On Selander Bridge, engines overheated together. Drivers sighed together. Passengers collectively accepted fate together. Selander was never merely infrastructure. It became atmosphere. In that sense, Zuena became an accidental archive of Dar es Salaam.

It preserved not merely a bridge, but an era. The age of landline telephones. Crowded roads. Emotional storytelling. And the social dominance of Dar International Band during the golden years of Tanzanian dance music when every uncle believed he could also sing if “given proper opportunity.” Then, decades later, Mr Paul revived it for an entirely different generation. By remixing Zuena with modern Bongo Fleva production, he extended the bridge’s cultural relevance beyond nostalgia.

Younger listeners who barely remembered old Dar es Salaam suddenly encountered Selander Bridge through rhythm and melody rather than history books and exhausted geography teachers. Very few infrastructure projects survive culturally across multiple generations.

Most roads eventually become invisible. People use them without thinking. Flyovers rise. New highways appear. Cities move on. But Selander Bridge somehow remained emotionally recognisable even as Dar es Salaam transformed around it.
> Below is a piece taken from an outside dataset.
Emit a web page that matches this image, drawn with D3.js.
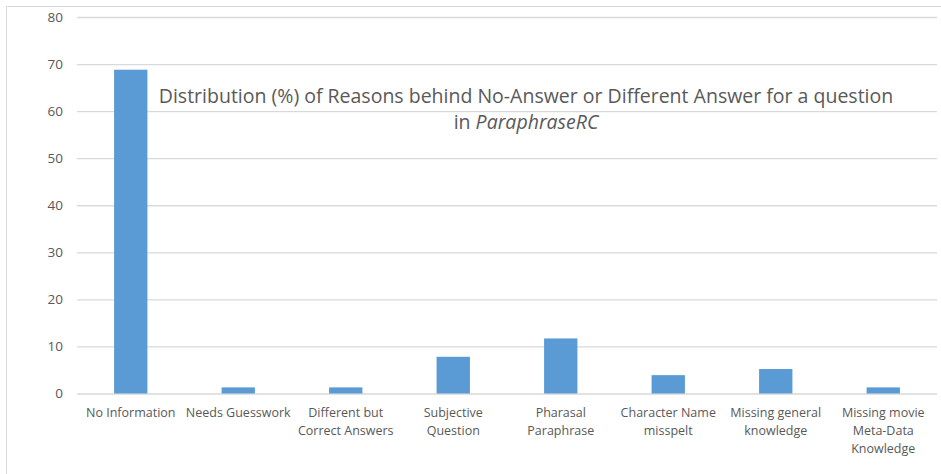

By the 2010s, however, the city had once again outgrown the bridge’s capacity. Traffic volumes exploded alongside rapid urban growth, eventually forcing construction of the modern cable-stayed Tanzanite Bridge beside it. Supported by South Korean financing, the futuristic structure quickly became one of Tanzania’s most visually striking landmarks. Today, tourists photograph the Tanzanite Bridge.

Engineers admire it. Government officials proudly reference it in speeches with the excitement of people unveiling a new spaceship. Yet emotionally, somewhere deep within the city’s cultural bloodstream, Selander still owns the soundtrack. Because modern bridges may dominate skylines, but very few ever become songs, and fewer become love stories remembered across generations.

Somewhere in Dar es Salaam tonight, perhaps from an old radio in Kariakoo, a roadside bar in Mwenge or a passing car window drifting through humid evening traffic, Marijani Rajabu’s voice will rise once again above the noise of the city. A worried lover racing toward Selander Bridge. Praying Zuena is alright. Thankfully, she was.